Working closely with members of our military and their families across Massachusetts the last 12 years has taught me a few things about the way they see their public service. It shouldn’t surprise any of us that service men and women feel they’ve answered a call to serve their country and, whether in battle or not, what happens in the line of duty is part of the risks they knew they would face.
When the Supreme Court ended the discriminatory Defense of Marriage Act in June, those of us fighting for equality these many years knew the ripples would stretch far and wide – but assumed implementation would continue to be rocky. But yesterday’s decision by the Pentagon to extend federal benefits to the families of legally married same-sex members of the military is encouraging in its clarity and speed.
“The Department of Defense remains committed to ensuring that all men and women who serve in the U.S. Military, and their families, are treated fairly and equally as the law directs,” the Pentagon announced Wednesday. The announcement said the Pentagon would allow leave for couples who are not stationed in jurisdictions that recognize same-sex marriage so they can travel to states like ours to be married.
This extension of earned benefits to families of legally married members of the military is a huge leap forward. And, based on my work with military families, something the Pentagon is right to grant because military families might be the last to truly ask.

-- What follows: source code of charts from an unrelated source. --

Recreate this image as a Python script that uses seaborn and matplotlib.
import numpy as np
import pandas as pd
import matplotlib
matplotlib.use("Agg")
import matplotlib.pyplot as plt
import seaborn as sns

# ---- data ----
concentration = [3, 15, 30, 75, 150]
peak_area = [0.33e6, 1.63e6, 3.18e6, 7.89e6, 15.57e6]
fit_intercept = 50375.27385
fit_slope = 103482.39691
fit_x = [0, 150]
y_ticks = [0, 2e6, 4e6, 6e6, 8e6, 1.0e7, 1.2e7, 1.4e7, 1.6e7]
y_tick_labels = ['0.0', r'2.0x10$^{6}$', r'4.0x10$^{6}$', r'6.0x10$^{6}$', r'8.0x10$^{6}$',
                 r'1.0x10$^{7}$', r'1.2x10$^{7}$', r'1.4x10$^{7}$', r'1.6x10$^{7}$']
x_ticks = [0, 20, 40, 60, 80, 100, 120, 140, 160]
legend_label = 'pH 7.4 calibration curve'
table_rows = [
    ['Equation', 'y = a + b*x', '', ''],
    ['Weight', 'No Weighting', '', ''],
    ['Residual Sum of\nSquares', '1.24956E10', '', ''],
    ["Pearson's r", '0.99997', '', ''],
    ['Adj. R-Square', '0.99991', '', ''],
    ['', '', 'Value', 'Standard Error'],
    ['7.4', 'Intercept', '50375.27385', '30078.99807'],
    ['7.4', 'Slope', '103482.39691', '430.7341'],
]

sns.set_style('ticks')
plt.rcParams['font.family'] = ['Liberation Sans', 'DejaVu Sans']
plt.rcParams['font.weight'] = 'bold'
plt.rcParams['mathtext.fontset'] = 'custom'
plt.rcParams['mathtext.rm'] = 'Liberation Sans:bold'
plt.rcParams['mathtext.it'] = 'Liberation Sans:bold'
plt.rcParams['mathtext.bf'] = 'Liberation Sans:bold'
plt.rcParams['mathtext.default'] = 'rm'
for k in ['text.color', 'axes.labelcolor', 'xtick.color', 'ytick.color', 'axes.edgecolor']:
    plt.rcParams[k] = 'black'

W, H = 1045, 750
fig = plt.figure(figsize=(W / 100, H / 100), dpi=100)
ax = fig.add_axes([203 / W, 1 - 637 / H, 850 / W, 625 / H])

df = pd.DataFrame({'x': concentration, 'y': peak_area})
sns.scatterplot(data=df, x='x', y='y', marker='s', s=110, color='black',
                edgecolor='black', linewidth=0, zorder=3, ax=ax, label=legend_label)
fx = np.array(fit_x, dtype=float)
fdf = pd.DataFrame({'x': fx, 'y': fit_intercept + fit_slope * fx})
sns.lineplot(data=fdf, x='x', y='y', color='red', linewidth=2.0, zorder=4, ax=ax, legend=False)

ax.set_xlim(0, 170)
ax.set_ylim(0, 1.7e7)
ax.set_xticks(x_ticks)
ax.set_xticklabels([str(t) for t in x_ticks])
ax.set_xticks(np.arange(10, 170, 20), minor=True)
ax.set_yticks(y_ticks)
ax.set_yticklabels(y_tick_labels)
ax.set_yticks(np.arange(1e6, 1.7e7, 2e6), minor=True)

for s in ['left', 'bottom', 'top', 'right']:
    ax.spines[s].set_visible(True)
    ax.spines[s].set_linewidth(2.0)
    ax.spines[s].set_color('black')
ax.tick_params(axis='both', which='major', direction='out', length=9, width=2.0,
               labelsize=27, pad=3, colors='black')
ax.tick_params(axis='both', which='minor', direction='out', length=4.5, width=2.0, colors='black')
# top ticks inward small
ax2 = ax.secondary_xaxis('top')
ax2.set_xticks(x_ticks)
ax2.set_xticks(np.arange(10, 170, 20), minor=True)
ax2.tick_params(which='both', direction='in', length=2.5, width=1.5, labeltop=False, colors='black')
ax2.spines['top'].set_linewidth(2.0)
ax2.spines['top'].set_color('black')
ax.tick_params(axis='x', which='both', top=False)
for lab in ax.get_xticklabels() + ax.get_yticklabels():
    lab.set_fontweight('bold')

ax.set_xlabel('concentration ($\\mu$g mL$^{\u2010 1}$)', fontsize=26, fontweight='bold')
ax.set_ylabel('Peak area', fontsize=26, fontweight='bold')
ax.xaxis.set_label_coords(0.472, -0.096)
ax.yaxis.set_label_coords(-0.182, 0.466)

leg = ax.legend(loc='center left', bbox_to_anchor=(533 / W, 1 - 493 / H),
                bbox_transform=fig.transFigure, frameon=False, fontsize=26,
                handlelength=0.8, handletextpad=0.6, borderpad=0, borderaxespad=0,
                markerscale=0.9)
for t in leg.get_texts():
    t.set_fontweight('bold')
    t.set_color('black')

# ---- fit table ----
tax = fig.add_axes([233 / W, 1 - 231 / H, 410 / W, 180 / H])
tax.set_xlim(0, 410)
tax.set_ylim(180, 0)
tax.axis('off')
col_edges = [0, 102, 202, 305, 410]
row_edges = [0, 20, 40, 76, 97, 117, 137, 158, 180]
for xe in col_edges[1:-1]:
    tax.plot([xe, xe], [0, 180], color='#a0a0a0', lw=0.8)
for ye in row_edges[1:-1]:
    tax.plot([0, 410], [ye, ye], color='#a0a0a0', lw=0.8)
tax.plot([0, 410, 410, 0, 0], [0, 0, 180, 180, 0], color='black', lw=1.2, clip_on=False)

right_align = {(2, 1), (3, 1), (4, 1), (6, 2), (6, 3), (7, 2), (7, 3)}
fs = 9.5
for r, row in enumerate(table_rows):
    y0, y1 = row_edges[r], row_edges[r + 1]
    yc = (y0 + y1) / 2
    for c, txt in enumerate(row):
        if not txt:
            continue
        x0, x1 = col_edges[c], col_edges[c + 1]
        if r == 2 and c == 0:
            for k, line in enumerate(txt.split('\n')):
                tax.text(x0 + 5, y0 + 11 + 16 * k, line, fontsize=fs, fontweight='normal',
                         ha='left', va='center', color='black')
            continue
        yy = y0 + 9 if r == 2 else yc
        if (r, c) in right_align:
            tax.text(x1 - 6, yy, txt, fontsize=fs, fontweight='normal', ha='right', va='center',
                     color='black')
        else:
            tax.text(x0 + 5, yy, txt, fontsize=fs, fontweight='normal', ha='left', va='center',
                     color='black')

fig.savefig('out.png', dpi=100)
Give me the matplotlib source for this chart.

What surprises some is that the selfless call to serve extends to military families. When we at the Massachusetts Military Heroes Fund work with the families of fallen service men and women, more often than not the first response to offers to help – from our nonprofit, from state and federal veteran’s services or friends and family – is to politely decline the offer. Even when it comes to benefits they know they deserve and are part of what our government promised their loved ones, the first inclination is to say “no thanks” because it was all part of signing up for our citizen military.
That’s why doing the work our nonprofit does, helping secure benefits and other support for the families of our military heroes, is so important. And that’s why decisions like the one made yesterday is so important.
The fight is by no means over and I will join others in continuing to fight to ensure that the entire LGBT community in the military has equal protection throughout the United States. It is worth pausing to reflect on worthy successes and praise those who led them but we also have to stand up with those able to join us and also for those who, because it is sometimes just the military way, need us to do it for them.
When a hero gives their life for our great nation, no reasonable person asks whether they were gay or straight, bisexual or transgendered. The first question I hear for military families is, “How can we help you make sense of your loss, honor your loved one and rebuild your life in the wake of such tragedy?”
Now the Pentagon has helped make that a reality – and policy – for all those serving in the military.